Last night Rudi went off to darts and it was time to fight the sleep battle again.
I did the same I did the night before. Everything was ready in the room (I even remembered to put a towel down on the floor just in case), including the bottle filled with water. While I was reading Babyice bible stories, I noticed he was messing around with his bottle quite a bit. He kept rolling over or taking it out of his mouth. I sternly told him to drink his bottle a few times. When he was done I took it away, gave him his dummy and put the light off with a “Shhh. It’s doe doe time”.
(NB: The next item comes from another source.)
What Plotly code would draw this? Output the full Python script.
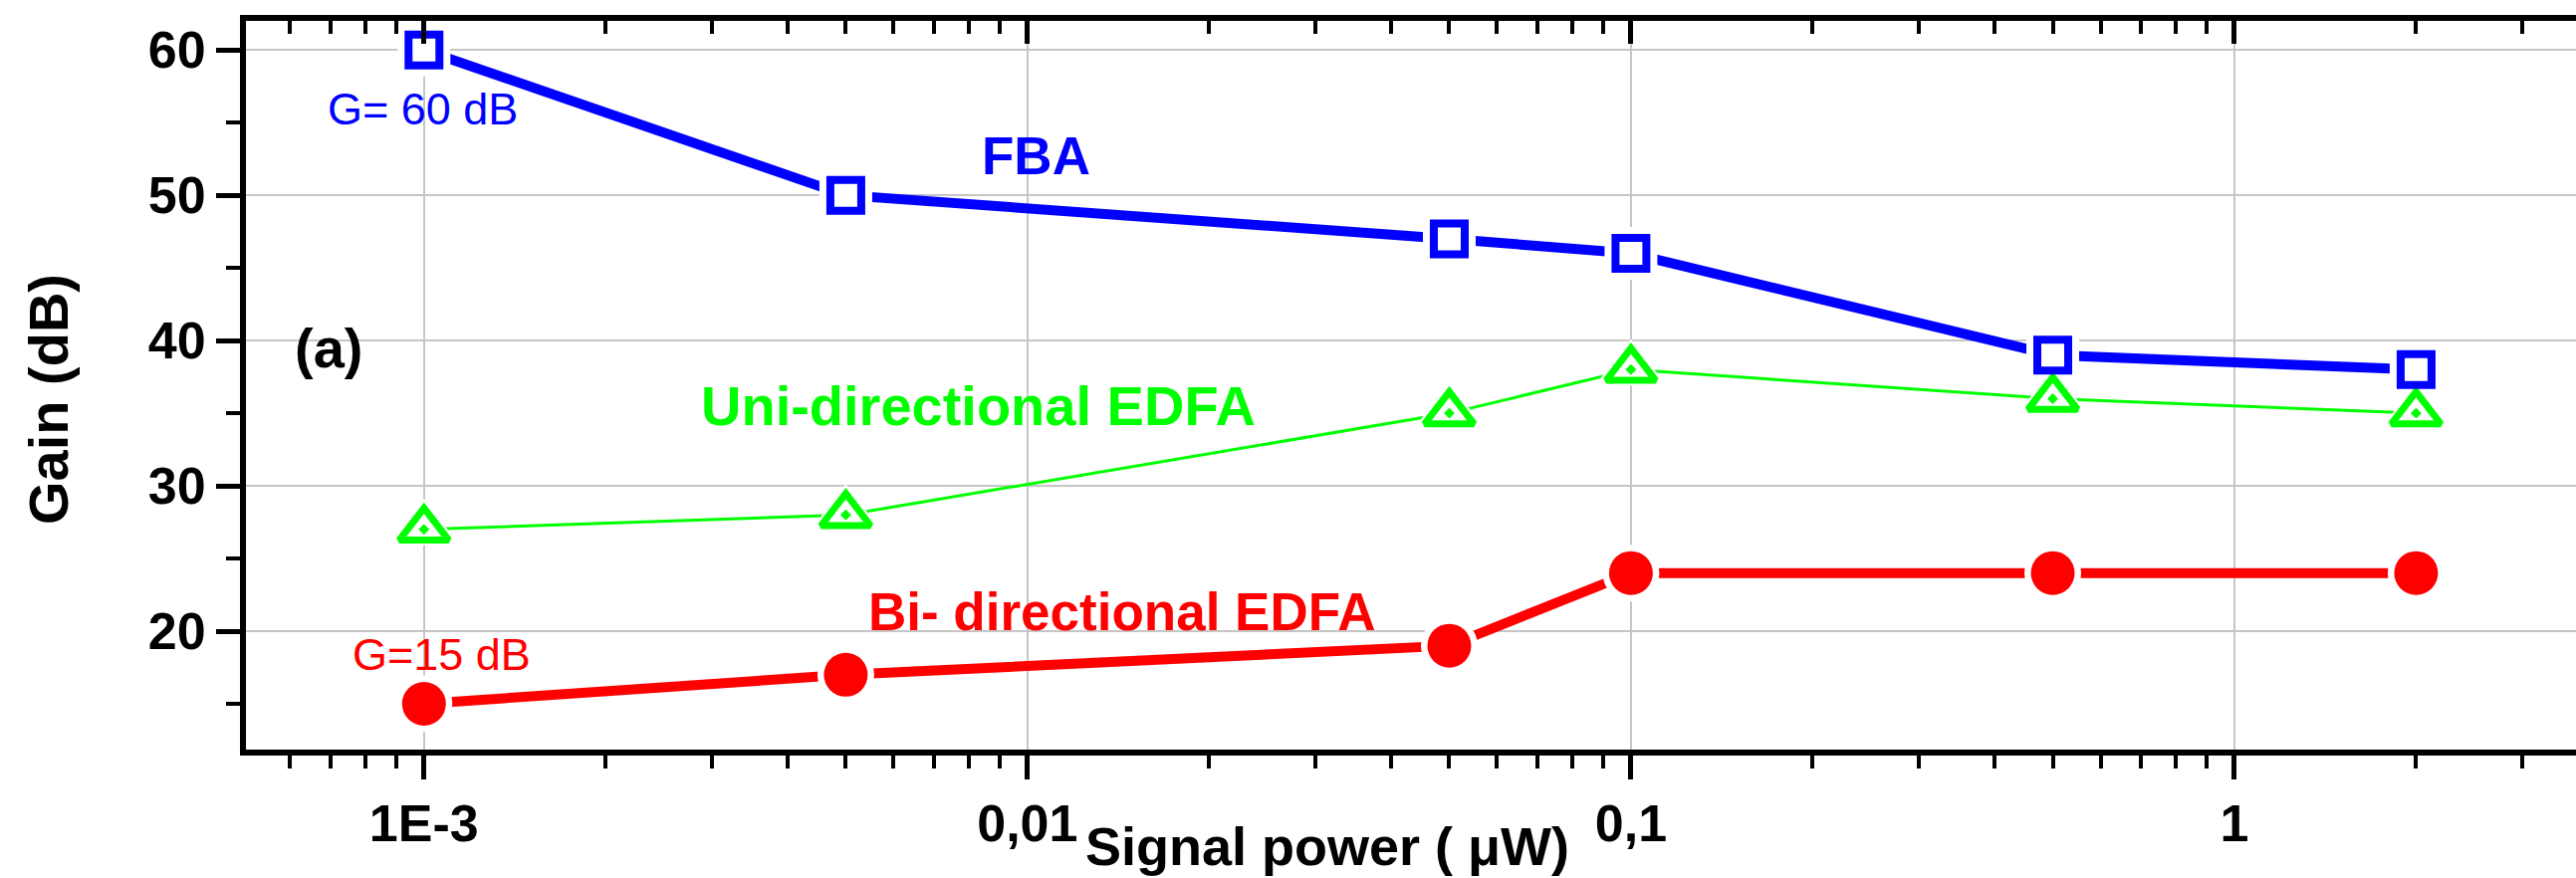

Tossing/turning, standing up, scratching the bed bumper’s mesh, rolling, sitting up and so on. I was getting cold, so I put the heater on in his room, in case this was what was preventing him from sleeping. After sitting there for what seemed like an eternity and many recitations of ‘Lie down!’, ‘Shhh’ and ‘Doe doe!’, I got up and I walked out. I closed the door behind me and didn’t say a word before I left. From the time we went in to drink his bottle I had spent about 40 minutes in the room. I waited for the crying to begin, but it didn’t come. I popped back into the room about 10 minutes later and he was fast asleep. I covered him and turned the heater down and went back out. I wonder if I should try walking out a lot sooner tonight. I am definitely considering it.
He slept through last night. At some point he did wake up and I could hear him moaning/crying (not very loudly). I didn’t get up. If it had escalated I may have gone to look, but it didn’t. I dozed back off and apparently so did he. He slept till about 05:30 this morning which suits me just fine!
I know that this is not the end of the battle. I know that we had a good night and I am grateful for that. I realize tonight might be very different. I have a bit of renewed hope though and some extra faith. The encouraging comments I received on yesterday’s blog post really help too!
Today my arms are tender from the ordeal we had the night before last. I suffer from DOMS (delayed onset of muscle soreness) and I’m only really feeling it today. This kid is going to give me big guns one day!